La primera es que sigue vigente el segundo mandamiento de la Iglesia:
Confesar al menos una vez al año, y en peligro de muerte o si se ha
de comulgar. Es evidente que si el sacramento de la penitencia es
manantial de fidelidad, de crecimiento espiritual y de santidad, es
sumamente recomendable la práctica de la confesión frecuente.
Hay
que recordar también que no se puede comulgar si no se está en
estado de gracia o se han cometido pecados graves.
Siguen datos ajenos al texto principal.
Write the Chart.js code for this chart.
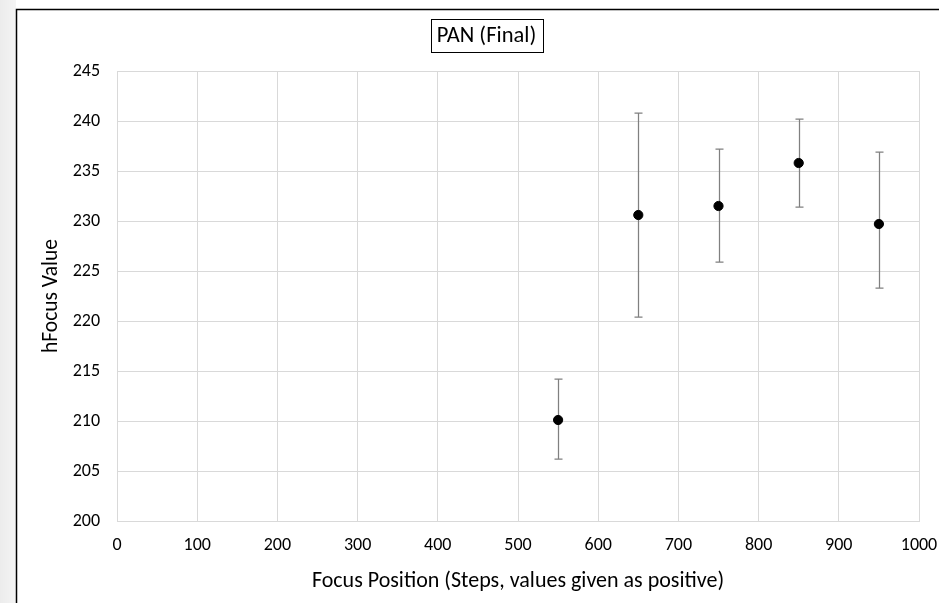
<!DOCTYPE html>
<html>
<head>
<meta charset="utf-8">
<script src="https://cdn.jsdelivr.net/npm/chart.js@4.4.1/dist/chart.umd.min.js"></script>
<style>
  html, body { margin: 0; padding: 0; background: #fff; }
  canvas { display: block; }
</style>
</head>
<body>
<canvas id="pan-chart" width="939" height="603"></canvas>
<script>
const positions = [550, 650, 750, 850, 950];
const hfocus = [210.1, 230.6, 231.5, 235.8, 229.7];
// error bar ends (low / high)
const errLow = [206.2, 220.4, 225.9, 231.4, 223.3];
const errHigh = [214.2, 240.8, 237.2, 240.2, 236.9];

const chartTitle = 'PAN (Final)';
const xTitle = 'Focus Position (Steps, values given as positive)';
const yTitle = 'hFocus Value';

const FONT = 'Carlito, Calibri, Lato, "Open Sans", sans-serif';

// background, left grey strip and the outer chart frame
const framePlugin = {
    id: 'frame',
    beforeDraw(chart) {
        const ctx = chart.ctx;
        ctx.save();
        ctx.fillStyle = '#ffffff';
        ctx.fillRect(0, 0, chart.width, chart.height);
        const g = ctx.createLinearGradient(0, 0, 16, 0);
        g.addColorStop(0, '#ececec');
        g.addColorStop(1, '#f4f4f4');
        ctx.fillStyle = g;
        ctx.fillRect(0, 0, 16, chart.height);
        ctx.strokeStyle = '#000000';
        ctx.lineWidth = 1.5;
        ctx.beginPath();
        ctx.moveTo(16.5, chart.height + 5);
        ctx.lineTo(16.5, 9.5);
        ctx.lineTo(chart.width + 5, 9.5);
        ctx.stroke();
        ctx.restore();
    },
    afterDraw(chart) {
        // boxed title
        const ctx = chart.ctx;
        ctx.save();
        ctx.font = '22.5px ' + FONT;
        const w = ctx.measureText(chartTitle).width;
        const cx = 486.5, cy = 36;
        const bw = Math.max(w + 12, 111);
        ctx.fillStyle = '#ffffff';
        ctx.fillRect(cx - bw / 2, 19, bw, 33);
        ctx.strokeStyle = '#000000';
        ctx.lineWidth = 1;
        ctx.strokeRect(Math.round(cx - bw / 2) + 0.5, 19.5, Math.round(bw), 33);
        ctx.fillStyle = '#000000';
        ctx.textAlign = 'center';
        ctx.textBaseline = 'middle';
        ctx.fillText(chartTitle, cx, cy);
        ctx.restore();
    }
};

// vertical error bars with caps, drawn under the markers
const errorBarPlugin = {
    id: 'errorBars',
    beforeDatasetsDraw(chart) {
        const ctx = chart.ctx;
        const xs = chart.scales.x, ys = chart.scales.y;
        ctx.save();
        ctx.strokeStyle = '#808080';
        ctx.lineWidth = 1.25;
        positions.forEach((p, i) => {
            const x = Math.round(xs.getPixelForValue(p)) + 0.5;
            const y1 = ys.getPixelForValue(errLow[i]);
            const y2 = ys.getPixelForValue(errHigh[i]);
            ctx.beginPath();
            ctx.moveTo(x, y1);
            ctx.lineTo(x, y2);
            ctx.moveTo(x - 4, y1);
            ctx.lineTo(x + 4, y1);
            ctx.moveTo(x - 4, y2);
            ctx.lineTo(x + 4, y2);
            ctx.stroke();
        });
        ctx.restore();
    }
};

new Chart(document.getElementById('pan-chart').getContext('2d'), {
    type: 'scatter',
    data: {
        datasets: [{
            label: chartTitle,
            data: positions.map((p, i) => ({ x: p, y: hfocus[i] })),
            backgroundColor: '#000000',
            borderColor: '#000000',
            borderWidth: 1,
            pointRadius: 4.6,
            pointHoverRadius: 4.6
        }]
    },
    plugins: [framePlugin, errorBarPlugin],
    options: {
        responsive: false,
        animation: false,
        layout: { padding: { left: 17, right: 20, top: 71, bottom: 0 } },
        plugins: {
            legend: { display: false },
            tooltip: { enabled: false }
        },
        scales: {
            x: {
                type: 'linear',
                min: 0, max: 1000,
                afterFit: (s) => { s.height = 82; s.paddingLeft = 0; s.paddingRight = 0; },
                ticks: {
                    stepSize: 100, padding: 14, color: '#000', maxRotation: 0,
                    font: { family: FONT, size: 18 },
                    callback: (v) => String(v)
                },
                grid: { color: '#d9d9d9', drawTicks: false },
                border: { color: '#d9d9d9' },
                title: { display: true, text: xTitle, color: '#000', font: { family: FONT, size: 22 }, padding: { top: 0, bottom: 8 } }
            },
            y: {
                min: 200, max: 245,
                afterFit: (s) => { s.width = 100; },
                ticks: { stepSize: 5, padding: 17, color: '#000', font: { family: FONT, size: 18 } },
                grid: { color: '#d9d9d9', drawTicks: false },
                border: { color: '#d9d9d9' },
                title: { display: true, text: yTitle, color: '#000', font: { family: FONT, size: 21.5 }, padding: { top: 22, bottom: 0 } }
            }
        }
    }
});
</script>
</body>
</html>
Conviene además
que lo sacerdotes encarezcan tanto la dimensión personal del pecado,
algo que nos envilece y degrada, que es una ofensa a Dios y un
desprecio de su amor de Padre, y la dimensión eclesial del pecado,
que merma el caudal de caridad que existe en el Cuerpo Místico de
Jesucristo.
Quiero
recordar también que los fieles pueden y deben solicitar a sus
sacerdotes que dediquen tiempo al confesonario y que fijen en cada
parroquia los horarios de atención sacramental para que los fieles
puedan recibir el sacramento de la reconciliación, al que tienen
derecho por estricta justicia.
En las
vísperas de la inauguración del Jubileo de la Misericordia, termino
asegurando que después del bautismo y la Eucaristía, el sacramento
de la penitencia es el más hermoso de todos los sacramentos, puesto
que es fuente progreso y crecimiento espiritual, sacramento de la
misericordia, la paz, la alegría y el reencuentro con Dios.
Para
todos, mi saludo fraterno y mi bendición.